Crimes et condiments (Voltaire mène l'enquête #4) - Frédéric Lenormand

Editions J.C.Lattès, 2014 - Le livre de poche, Le masque, 2015.

  Prenez un philosophe bien à point, faites-le mariner, lardez quelques victimes, laissez mijoter les suspects, assaisonnez de quelques scandales, pimentez l’intrigue, salez les rebondissements, saupoudrez de dialogues croustillants, enrobez dans un style onctueux et servez chaud.

  En pleine révolution culinaire, Voltaire enquête sur les traces d’un assassin qui sème derrière lui tartes au cyanure et ragoûts à l’arsenic. L’aide de la brillante marquise du Châtelet, experte en recherches scientifiques, et de l’abbé Linant, fin gourmet, ne sera pas de trop pour rendre l’appétit aux gastronomes !
Après
La baronne meurt à cinq heures, prix Historia, prix Arsène-Lupin et prix de Montmorillon, Meurtre dans le boudoir et Le diable s’habille en Voltaire, Frédéric Lenormand nous offre une nouvelle aventure truffée d’humour, savoureusement rehaussée de précisions historiques, nappée de bons mots ; un délice, un régal, une friandise.

***

  C'est un de mes exhausteurs de bonheur, cette série : le moral dans les chaussette? Lis une enquête de Voltaire! L'enthousiasme à l'arrivée du printemps? Lis une enquête de Voltaire aussi! Véritable gourmandise de lecture dans le fond et la forme, la saga des Voltaire mène l'enquête propose de suivre la réalité très historique de la vie du philosophe, et d'y rajouter des meurtres que le grand auteur et penseur se trouve obligé de résoudre.Un concept dont je ne me lasse pas depuis le premier opus.


"Tout le monde aime le sucre, il est à la cuisine ce qu'est à la religion la promesse d'une vie éternelle : un mensonge agréable qui dissimule l'amertume du reste"
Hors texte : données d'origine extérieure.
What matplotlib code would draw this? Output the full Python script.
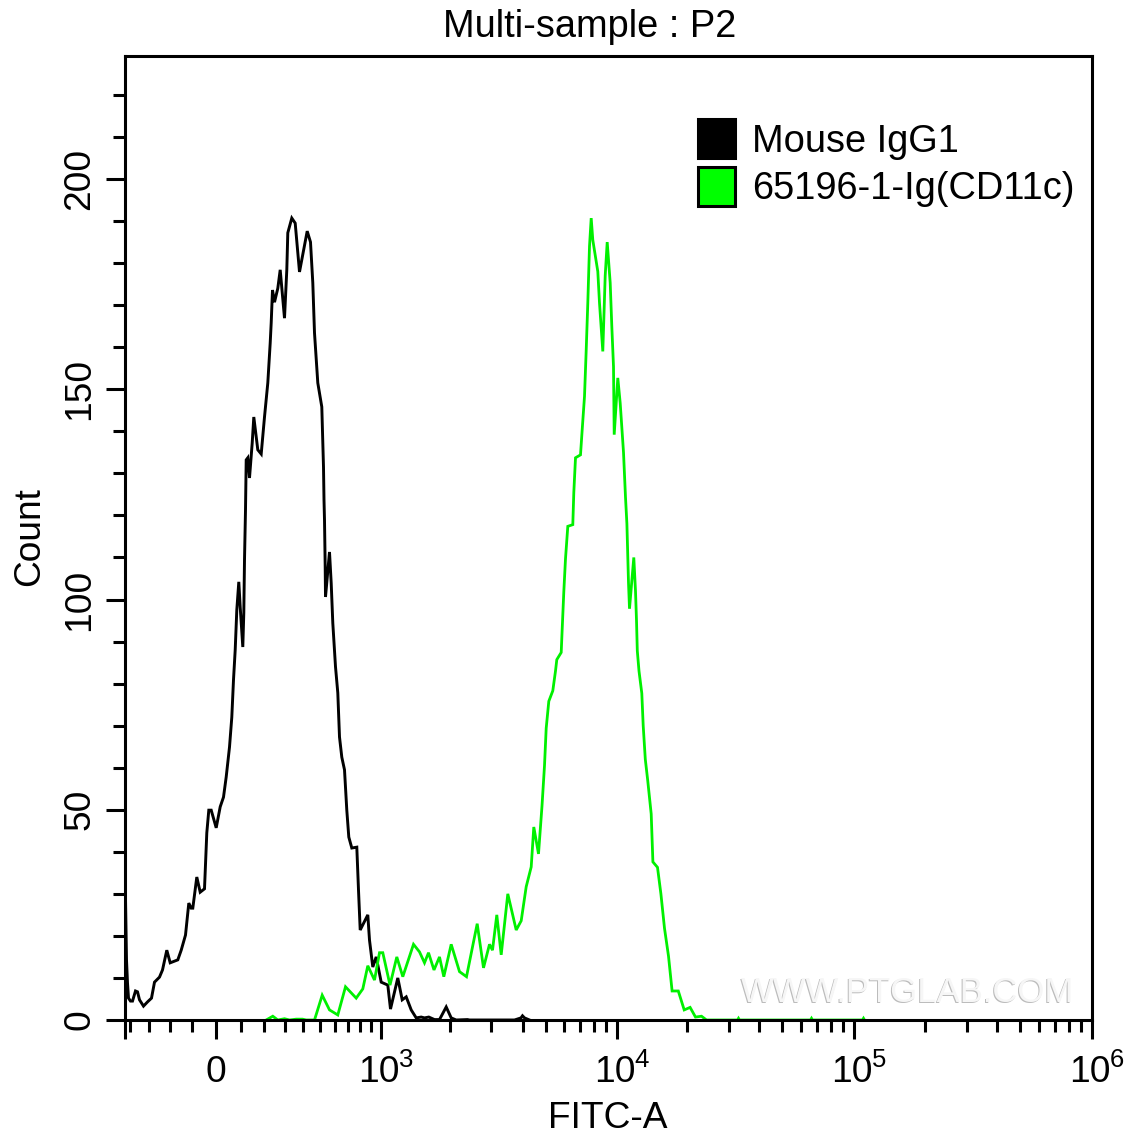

  Paris, printemps 1734. Se sachant toujours surveillé par les autorités, Voltaire a mis en suspens la publication de ses Lettres philosophiques pour s'éviter un aller simple à la Bastille. En attendant, il a investi sous un faux nom dans le commerce d'aliments exotiques qu'il fait importer depuis l'étranger, et qu'il cache autant que possible dans son logement rue de Longpont avant de les revendre. Sucre candi, bananes et autres fruits tous plus étranges les uns que les autres permettent au philosophe de gonfler sa bourse. Mais pendant qu'il faut empêcher ce goinfre de Linant de manger toutes les réserves, Voltaire, lui, a besoin d'une nourriture plus adaptée à ses papilles de philosophe. L'amateur de lentilles, qui ne supporte rien de moins que la cuisine lourde et grasse servie à tous ces dîners auxquels il est invité, se dégote comme par un enchantement un cuisinier aussi talentueux qu'anonyme, apte à servir une cuisine digne des intestins d'un grand auteur. Mais voilà que dans le même temps, les tentatives d'assassinat se multiplient contre la personne du philosophe... Que pourrait-on lui vouloir? Chercherait-on à l'empêcher de conclure ce mariage qu'il arrange, selon ses propres dires, "comme une intrigue de comédie" entre son ami le duc de Richelieu et la jeune Sophie de Lorraine? Il faut avouer que tout le monde ne voit pas d'un bon œil l'union entre la descendante d'une si noble famille et un libertin notoire...Entre crème d'amande au cyanure et meringues à la fraise, le philosophe, accompagné de l’inénarrable marquise du Châtelet, devra à la fois protéger sa vie et celle de Richelieu.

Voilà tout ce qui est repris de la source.